I did go behind the scenes at Stansted Airport a couple of years ago with the Border Force, but I am bound (well I would be hog-tied and punished if I did - Official Secrets ed) not to talk about it, but I can mention in general terms that it was weird, lots of areas marked off with partitions and pretending to be rooms, but with no ceiling apart from the terminal ceiling, as I said weird.

Moving Stairway to Heaven

So after walking from one end to the other of the STW to the other, I decided to go down the stairs to the ground floor.

Now I had been putting this off, because it always seems to be a big step, but, and luckily for me, they had put on lots of little steps in the form of an escalator (stairs for those unfit or infirm enough not to be able to physically walk up or down a set of stairs - ed).

Now I prefer a proper set of stairs, which are generally more solid, wider and these day much much quieter than the other options, and most importantly have no moving parts, as moving parts can snag your clothing and drag you into Under Escalator World (™)  - but that is a whole other post (I shiver just thinking about that particular experience - ed).

But, and like many modern buildings, I could not find any stairs that weren’t behind signs that said, “For Emergency Use Only”, which put me off. I have previously tried to use stairs at an Airport (Gatwick - ed) and caused a very minor (well I thought it was minor, the armed policemen weren’t so dismissive of my actions - ed) incident.

Gatwick Aside

Explaining that you don’t like, lifts or Metal Boxes of Entrapment (™), as I prefer to call them, or for that matter escalators due to my unbridled fear of the Under Escalator World (™)  and so much prefer to walk up/down staircases which for some reason gets me a lots of very strange looks and the need for a great deal of explaining and more weirdly keep having to explain the same thing to a lot of different people.

During my very long and repetitive Gatwick chat, when we got to the third time of them asking the same question and me giving the same answer, I suggested, in a helpful tone, that they simply watch the video of my previous explanation, assuming that the camera in the corner with the red light on was recording. For some reason they didn’t seem to be particularly amused and simply said again, “Let’s start at the beginning again shall we, Mr. Collins”, they are so very formal, it is one of the pleasures of dealing them as it is one of the few times in modern life that I am called Mister.

What I particularly liked in the quiet room (safely away from all the screaming children - ed), was that there was a very large mirror on one side, and when they left me on my own, “To get my story straight”, as one of the more helpful chaps suggested, I was able to clear up a few spots, well it wasn’t my mirror and I wouldn’t have to clean it.

The lighting was brilliant so I started to clean out my nose, strangely each time I started to get a small finger knuckle deep in my nostril, you know, to get to the difficult-to-get “meaty” bits, the door would open and I would be interrupted. Luckily I was able to wipe the offending finger on the mirror, apparently no-one seemed to notice.

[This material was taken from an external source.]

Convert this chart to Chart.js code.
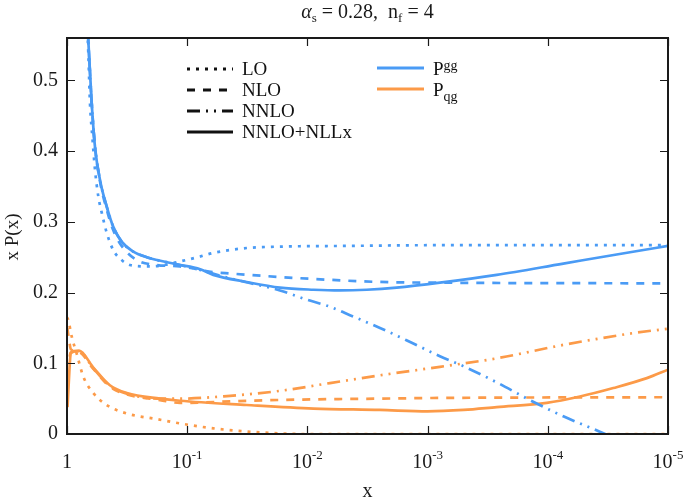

I did think that they knew what I was doing, but I had ensured that I was blocking the ever watchful blinking red camera with my torso, but I couldn't shake off that feeling of being watched.


After I finally managed to convince them that walking down a staircase was not a potential terrorist act, these very pleasant, though repetitive chaps at Gatwick said that they would keep an eye on me, which would appear to mean I am now on some kind of Watchlist.